有位老先生説得很好,他説,中國可以挑戰人性,但不可以挑戰地位。你明白這句話的意思嗎?所以大家都不太説話,要説也吞吞吐吐,因為大家要面對權力,而不是學術。即使你在體制內沒位置,在媒體上有個位置,大家也把它當私屬利益看待,而私屬利益不容挑戰。這是利益化的後果,學問是次要的,是幌子。
圖片——讓東西方名“鬼”相識
新京報:新書裏讓人感興趣的除了文字還有不少圖,其中今年元月辦理離校手續前,你在清華拍攝了一棵小樹,為什麼選擇它做第一張照片?
陳丹青:我喜歡那個院子。那是清華人事處、外辦和工資科的院子,至於選它嘛,第一,那是個四合院;第二,這個院子是我出國後第一次進入一個單位,我整整18年沒有進入單位。而一個單位的核心是人事處,這是我很有意思的經歷,我會記得它。
新京報:新書中有16個彩版,你試圖將“明四家”的畫與文藝復興同行的並列與對照,想説明什麼?
陳丹青:我們一天到晚説東西方文化,我希望具體,尤其藝術,你得聽到、看到,那件作品才是真的。有人問我中國有沒有“文藝復興”,我想,有過,但和義大利不一樣,可我説破嘴皮都沒用啊。你看吧,有圖片在。

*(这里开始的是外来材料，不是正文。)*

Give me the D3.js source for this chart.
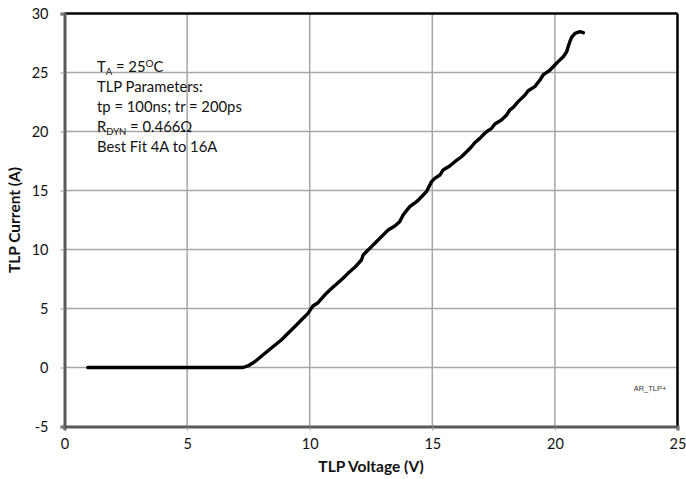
<!DOCTYPE html>
<html><head><meta charset="utf-8">
<script src="https://cdn.jsdelivr.net/npm/d3@7"></script>
<style>
body{margin:0;background:#fff;}
svg{font-family:Lato, "Liberation Sans", sans-serif;}
</style></head>
<body><div id="chart"></div>
<script>
const voltage = [0.95,7.28,7.48,7.76,8.09,8.50,8.84,9.18,9.46,9.66,9.93,10.13,10.34,10.61,10.82,11.36,11.56,11.84,12.11,12.18,12.38,12.52,12.72,13.06,13.20,13.47,13.67,13.81,14.08,14.36,14.56,14.76,14.97,15.10,15.31,15.44,15.71,15.92,16.19,16.40,16.60,16.73,16.94,17.07,17.21,17.42,17.55,17.82,18.03,18.16,18.30,18.50,18.78,18.91,19.18,19.39,19.52,19.80,19.93,20.13,20.34,20.48,20.54,20.61,20.68,20.82,21.02,21.16];
const current = [0,0,0.13,0.49,1.06,1.76,2.33,3.03,3.60,4.03,4.59,5.21,5.49,6.14,6.57,7.56,7.98,8.49,9.11,9.53,9.96,10.24,10.66,11.37,11.65,11.99,12.36,12.92,13.63,14.05,14.47,14.90,15.75,16.03,16.31,16.74,17.08,17.44,17.86,18.29,18.71,19.05,19.42,19.70,19.98,20.27,20.64,20.97,21.40,21.82,22.05,22.53,23.09,23.46,23.80,24.36,24.79,25.21,25.49,25.92,26.34,26.76,27.19,27.61,27.98,28.32,28.46,28.37];
const xTicks = [0,5,10,15,20,25];
const yTicks = [-5,0,5,10,15,20,25,30];
const xTitle = "TLP Voltage (V)";
const yTitle = "TLP Current (A)";
const tag = "AR_TLP+";

const W=686,H=479;
const L=64.5,R=677.5,T=13.5,B=426.5;
const svg=d3.select("#chart").append("svg").attr("width",W).attr("height",H);
const x=d3.scaleLinear().domain([0,25]).range([L,R]);
const y=d3.scaleLinear().domain([-5,30]).range([B,T]);
const fmt=d=>String(d);

// grid
svg.append("g").selectAll("line").data(xTicks.slice(1,-1)).join("line")
  .attr("x1",d=>x(d)).attr("x2",d=>x(d)).attr("y1",T).attr("y2",B)
  .attr("stroke","#a6a6a6").attr("stroke-width",1.5);
svg.append("g").selectAll("line").data(yTicks.slice(1,-1)).join("line")
  .attr("y1",d=>y(d)).attr("y2",d=>y(d)).attr("x1",L).attr("x2",R)
  .attr("stroke","#a6a6a6").attr("stroke-width",1.5);

// frame top/right
svg.append("line").attr("x1",L).attr("x2",R).attr("y1",T).attr("y2",T).attr("stroke","#000").attr("stroke-width",2.5);
svg.append("line").attr("x1",R).attr("x2",R).attr("y1",T).attr("y2",B).attr("stroke","#000").attr("stroke-width",2.5);

// axes
const xa=svg.append("g").attr("transform",`translate(0,${B})`)
  .call(d3.axisBottom(x).tickValues(xTicks).tickFormat(fmt).tickSize(4).tickPadding(8));
const ya=svg.append("g").attr("transform",`translate(${L},0)`)
  .call(d3.axisLeft(y).tickValues(yTicks).tickFormat(fmt).tickSize(4).tickPadding(12));
[xa,ya].forEach(a=>{
  a.select(".domain").attr("stroke","#595959").attr("stroke-width",3);
  a.selectAll(".tick line").attr("stroke","#999").attr("stroke-width",1);
  a.selectAll("text").attr("font-size",14.5).attr("fill","#111").attr("font-family","Lato, sans-serif");
});

// curve
svg.append("path").datum(voltage.map((v,i)=>[v,current[i]]))
  .attr("fill","none").attr("stroke","#000").attr("stroke-width",3.4)
  .attr("stroke-linejoin","round").attr("stroke-linecap","round")
  .attr("d",d3.line().x(d=>x(d[0])).y(d=>y(d[1])));

// titles
svg.append("text").attr("x",(L+R)/2).attr("y",472).attr("text-anchor","middle")
  .attr("font-weight","bold").attr("font-size",15.5).attr("fill","#111").text(xTitle);
svg.append("text").attr("transform",`translate(20,${(T+B)/2}) rotate(-90)`).attr("text-anchor","middle")
  .attr("font-weight","bold").attr("font-size",15.5).attr("fill","#111").text(yTitle);

// annotation
const ann=svg.append("g").attr("font-size",14.8).attr("fill","#111");
const ax=97;
let t=ann.append("text").attr("x",ax).attr("y",72);
t.append("tspan").text("T");
t.append("tspan").attr("font-size",9.5).attr("dy",3).text("A");
t.append("tspan").attr("dy",-3).text(" = 25");
t.append("tspan").attr("font-size",10).attr("dy",-5).text("O");
t.append("tspan").attr("dy",5).text("C");
ann.append("text").attr("x",ax).attr("y",92).text("TLP Parameters:");
ann.append("text").attr("x",ax).attr("y",112).text("tp = 100ns; tr = 200ps");
t=ann.append("text").attr("x",ax).attr("y",132);
t.append("tspan").text("R");
t.append("tspan").attr("font-size",9.5).attr("dy",3).text("DYN");
t.append("tspan").attr("dy",-3).text(" = 0.466Ω");
ann.append("text").attr("x",ax).attr("y",152).text("Best Fit 4A to 16A");

svg.append("text").attr("x",650).attr("y",391).attr("text-anchor","middle")
  .attr("font-family","Liberation Sans, Arial, sans-serif").attr("font-size",7.5).attr("fill","#333").text(tag);
</script></body></html>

此外我參照年代背景:中世紀對照中國哪個朝代?文藝復興又對應哪個朝代?然後我們來看看同樣在十六世紀,一個義大利人、一個中國人,在做些什麼。我介紹各種歷史上的“鬼”互相認識。沈周從來沒有機會看一眼達·芬奇,我讓他們在圖片上彼此認識了。
新京報:書中你覺得最有味道的是哪一張照片?
陳丹青:是卡帕1938年拍攝于漢口的照片,我把它放在《師生關係沒有了》後面。
這張照片其實跟文章沒關係,但非常動人。馬路上的警察小孩都在圍觀,緊緊擠在一起,居然挽著手。警察的面相並不很和善,可是小孩子那麼自然地牽著警察的手。沒人叫他們的手握在一起。我看見一種如今已不了解,也不存在的人與人的關係。